I am surprised that some people actually thought Magistrate Ian Farrugia could reach any conclusion other than the one he has done. They seem to have forgotten that the Financial Intelligence Analysis Unit (when it was led by a serious person) investigated all eight PEPs mentioned in the Panama Papers as soon as the story broke worldwide, and concluded that the matter should be referred to the police for further investigation leading to prosecution. If the FIAU has already concluded that the matter should be taken up by the police, then Magistrate Farrugia, who is obliged to respect the rule of law and therefore the results of investigations carried out by the FIAU, can hardly conclude there are no grounds for a magisterial inquiry.

The irony is that the purpose of a magisterial inquiry in these circumstances is exactly the same as that of the Financial Intelligence Analysis Unit: to refer the matter to the police for action (or to conclude that there are no grounds for doing that). So we are going to have a duplication which cannot lead to anything but the same conclusion that the FIAU has reached already: that the police should investigate and prosecute.

So if it is a duplication, why did the Opposition leader file this formal request for a magisterial inquiry? Simple: two Commissioners of Police have failed to act on the FIAU reports.

The first resigned within 24 hours of receiving a request by the FIAU to investigate Konrad Mizzi and Keith Schembri, and his successor, a man chosen for his loyalty to the Labour Party leader, has determinedly ignored the issue.

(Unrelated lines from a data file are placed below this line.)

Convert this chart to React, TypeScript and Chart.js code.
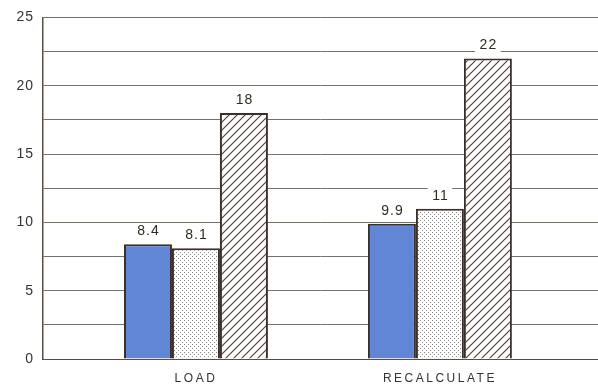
import React, { useEffect, useRef } from "react";
import { Chart, registerables } from "chart.js";

Chart.register(...registerables);

const categories = ["LOAD", "RECALCULATE"];
const seriesBlue = [8.4, 9.9];
const seriesDotted = [8.1, 11];
const seriesHatched = [18, 22];
const yTickLabels = [0, 5, 10, 15, 20, 25];

const FONT = "'Liberation Sans', Arial, sans-serif";

function makeDotPattern(): CanvasPattern | string {
  const c = document.createElement("canvas");
  c.width = 4;
  c.height = 4;
  const g = c.getContext("2d");
  if (!g) return "#eee";
  g.fillStyle = "#ffffff";
  g.fillRect(0, 0, 4, 4);
  g.fillStyle = "#8a8a8a";
  g.fillRect(0, 0, 1, 1);
  g.fillRect(2, 2, 1, 1);
  return g.createPattern(c, "repeat") || "#eee";
}

function makeHatchPattern(): CanvasPattern | string {
  const s = 8;
  const c = document.createElement("canvas");
  c.width = s;
  c.height = s;
  const g = c.getContext("2d");
  if (!g) return "#fff";
  g.fillStyle = "#ffffff";
  g.fillRect(0, 0, s, s);
  g.strokeStyle = "#4a3a32";
  g.lineWidth = 1.1;
  g.beginPath();
  g.moveTo(-1, s + 1);
  g.lineTo(s + 1, -1);
  g.moveTo(-1 - s, s + 1);
  g.lineTo(1, -1);
  g.moveTo(s - 1, s + 1);
  g.lineTo(2 * s + 1, -1);
  g.stroke();
  return g.createPattern(c, "repeat") || "#fff";
}

const spacing = {
  id: "spacing",
  beforeDraw(chart: any) {
    (chart.ctx as any).letterSpacing = "1px";
  },
  afterDraw(chart: any) {
    (chart.ctx as any).letterSpacing = "0px";
  },
};

const valueLabels = {
  id: "valueLabels",
  afterDatasetsDraw(chart: any) {
    const ctx = chart.ctx;
    ctx.save();
    ctx.letterSpacing = "1px";
    ctx.font = "14px " + FONT;
    ctx.textAlign = "center";
    ctx.textBaseline = "bottom";
    chart.data.datasets.forEach((ds: any, di: number) => {
      const meta = chart.getDatasetMeta(di);
      meta.data.forEach((el: any, i: number) => {
        const v = ds.data[i].y;
        const txt = String(v);
        const w = ctx.measureText(txt).width;
        const y = el.y - 6;
        ctx.fillStyle = "#ffffff";
        ctx.fillRect(el.x - w / 2 - 4, y - 15, w + 8, 15);
        ctx.fillStyle = "#2e2e1e";
        ctx.fillText(txt, el.x + 0.5, y);
      });
    });
    ctx.restore();
    // wider spacing for the category labels drawn afterwards (x ticks on z: 1)
    ctx.letterSpacing = "2.5px";
  },
};

export default function App() {
  const ref = useRef<HTMLCanvasElement | null>(null);

  useEffect(() => {
    if (!ref.current) return;
    const border = "#3b2f2a";
    const mk = (vals: number[]) => categories.map((_, i) => ({ x: i, y: vals[i] }));
    const chart = new Chart(ref.current, {
      type: "bar",
      data: {
        datasets: [
          {
            label: "A",
            data: mk(seriesBlue),
            backgroundColor: "#6286d6",
            borderColor: border,
            borderWidth: 2,
          },
          {
            label: "B",
            data: mk(seriesDotted),
            backgroundColor: makeDotPattern() as any,
            borderColor: border,
            borderWidth: 2,
          },
          {
            label: "C",
            data: mk(seriesHatched),
            backgroundColor: makeHatchPattern() as any,
            borderColor: border,
            borderWidth: 2,
          },
        ],
      },
      options: {
        responsive: false,
        animation: false,
        layout: { padding: { top: 17, right: 0, left: 0, bottom: 0 } },
        plugins: { legend: { display: false }, tooltip: { enabled: false } },
        datasets: { bar: { categoryPercentage: 0.59, barPercentage: 1 } },
        scales: {
          x: {
            type: "linear",
            offset: false,
            min: -0.627,
            max: 1.648,
            grid: { display: false },
            border: { display: true, color: "#5a4e44", width: 1 },
            afterBuildTicks: (scale: any) => {
              scale.ticks = categories.map((_, i) => ({ value: i }));
            },
            afterFit: (scale: any) => {
              scale.height = 25;
            },
            ticks: {
              z: 1,
              autoSkip: false,
              maxRotation: 0,
              padding: 4,
              color: "#333333",
              font: { family: FONT, size: 12 },
              callback: (v: any) => categories[Number(v)] ?? "",
            },
          },
          y: {
            min: 0,
            max: 25,
            grid: { color: "#7c7064", lineWidth: 1, drawTicks: false },
            border: { display: true, color: "#5a4e44", width: 1.5 },
            afterFit: (scale: any) => {
              scale.width = 43;
            },
            ticks: {
              stepSize: 2.5,
              padding: 9,
              color: "#333333",
              font: { family: FONT, size: 14 },
              callback: (v: any) => (yTickLabels.includes(Number(v)) ? String(v) : ""),
            },
          },
        },
      },
      plugins: [spacing, valueLabels],
    } as any);
    return () => chart.destroy();
  }, []);

  return (
    <div style={{ position: "fixed", left: 0, top: 0, width: 598, height: 384, background: "#ffffff" }}>
      <canvas ref={ref} width={598} height={384} />
    </div>
  );
}
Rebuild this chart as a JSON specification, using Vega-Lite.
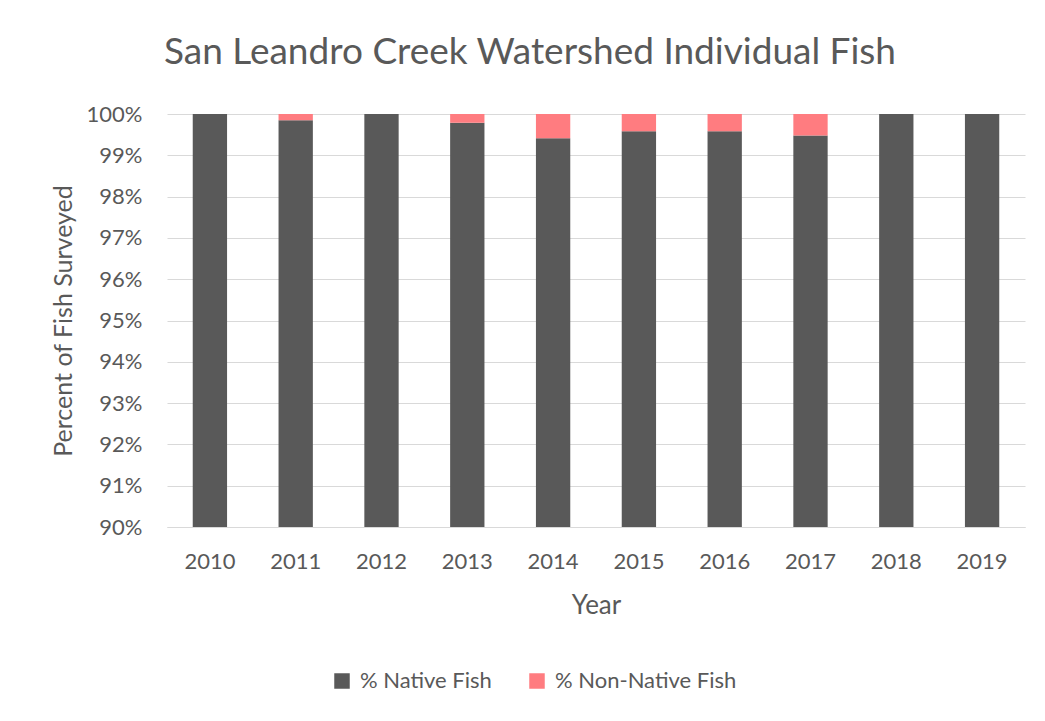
{
  "$schema": "https://vega.github.io/schema/vega-lite/v6.json",
  "autosize": {"type": "none"},
  "width": 858,
  "height": 413,
  "padding": {"left": 167, "top": 114, "right": 20, "bottom": 194},
  "background": "white",
  "title": {
    "text": "San Leandro Creek Watershed Individual Fish",
    "font": "Lato",
    "fontSize": 37,
    "fontWeight": "normal",
    "color": "#595959",
    "anchor": "middle",
    "frame": "group",
    "dx": -66,
    "offset": 31
  },
  "data": {
    "values": [
      {"year": "2010", "series": "% Native Fish", "value": 1.0},
      {"year": "2010", "series": "% Non-Native Fish", "value": 0.0},
      {"year": "2011", "series": "% Native Fish", "value": 0.9985},
      {"year": "2011", "series": "% Non-Native Fish", "value": 0.0015},
      {"year": "2012", "series": "% Native Fish", "value": 1.0},
      {"year": "2012", "series": "% Non-Native Fish", "value": 0.0},
      {"year": "2013", "series": "% Native Fish", "value": 0.9979},
      {"year": "2013", "series": "% Non-Native Fish", "value": 0.0021},
      {"year": "2014", "series": "% Native Fish", "value": 0.9941},
      {"year": "2014", "series": "% Non-Native Fish", "value": 0.0059},
      {"year": "2015", "series": "% Native Fish", "value": 0.9958},
      {"year": "2015", "series": "% Non-Native Fish", "value": 0.0042},
      {"year": "2016", "series": "% Native Fish", "value": 0.9958},
      {"year": "2016", "series": "% Non-Native Fish", "value": 0.0042},
      {"year": "2017", "series": "% Native Fish", "value": 0.9948},
      {"year": "2017", "series": "% Non-Native Fish", "value": 0.0052},
      {"year": "2018", "series": "% Native Fish", "value": 1.0},
      {"year": "2018", "series": "% Non-Native Fish", "value": 0.0},
      {"year": "2019", "series": "% Native Fish", "value": 1.0},
      {"year": "2019", "series": "% Non-Native Fish", "value": 0.0}
    ]
  },
  "mark": {"type": "bar", "clip": true},
  "encoding": {
    "x": {
      "field": "year",
      "type": "ordinal",
      "scale": {"paddingInner": 0.6, "paddingOuter": 0.3},
      "axis": {
        "title": "Year",
        "labelAngle": 0,
        "labelFont": "Lato",
        "labelFontSize": 22,
        "labelColor": "#595959",
        "labelPadding": 24,
        "titleFont": "Lato",
        "titleFontSize": 26,
        "titleFontWeight": "normal",
        "titleColor": "#595959",
        "titlePadding": 20,
        "ticks": false,
        "domainColor": "#D9D9D9",
        "domainWidth": 1
      }
    },
    "y": {
      "field": "value",
      "type": "quantitative",
      "stack": "zero",
      "scale": {"domain": [0.9, 1.0], "nice": false, "zero": false},
      "axis": {
        "title": "Percent of Fish Surveyed",
        "values": [0.9, 0.91, 0.92, 0.93, 0.94, 0.95, 0.96, 0.97, 0.98, 0.99, 1.0],
        "format": ".0%",
        "labelFont": "Lato",
        "labelFontSize": 22,
        "labelColor": "#595959",
        "labelPadding": 25,
        "titleFont": "Lato",
        "titleFontSize": 25,
        "titleFontWeight": "normal",
        "titleColor": "#595959",
        "titlePadding": 10,
        "ticks": false,
        "domain": false,
        "gridColor": "#D9D9D9",
        "gridWidth": 1
      }
    },
    "color": {
      "field": "series",
      "type": "nominal",
      "scale": {"domain": ["% Native Fish", "% Non-Native Fish"], "range": ["#595959", "#FF7C80"]},
      "legend": {
        "title": null,
        "orient": "none",
        "direction": "horizontal",
        "legendX": 164,
        "legendY": 556,
        "symbolType": "square",
        "symbolSize": 240,
        "symbolStrokeWidth": 0,
        "labelFont": "Lato",
        "labelFontSize": 22,
        "labelColor": "#595959",
        "labelLimit": 400,
        "columnPadding": 34,
        "labelOffset": 7
      }
    },
    "order": {"field": "series", "sort": "ascending"}
  },
  "config": {"view": {"stroke": null}}
}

The FIAU is now also controlled by the government, following the resignation or sacking of key individuals.

The government, however, cannot control magisterial inquiries - it can only seek to sabotage them or place spies in the machine - and the Police Commissioner will find it a lot harder to ignore the results of a criminal inquiry carried out by magistrates than to ignore the Financial Intelligence Analysis Unit.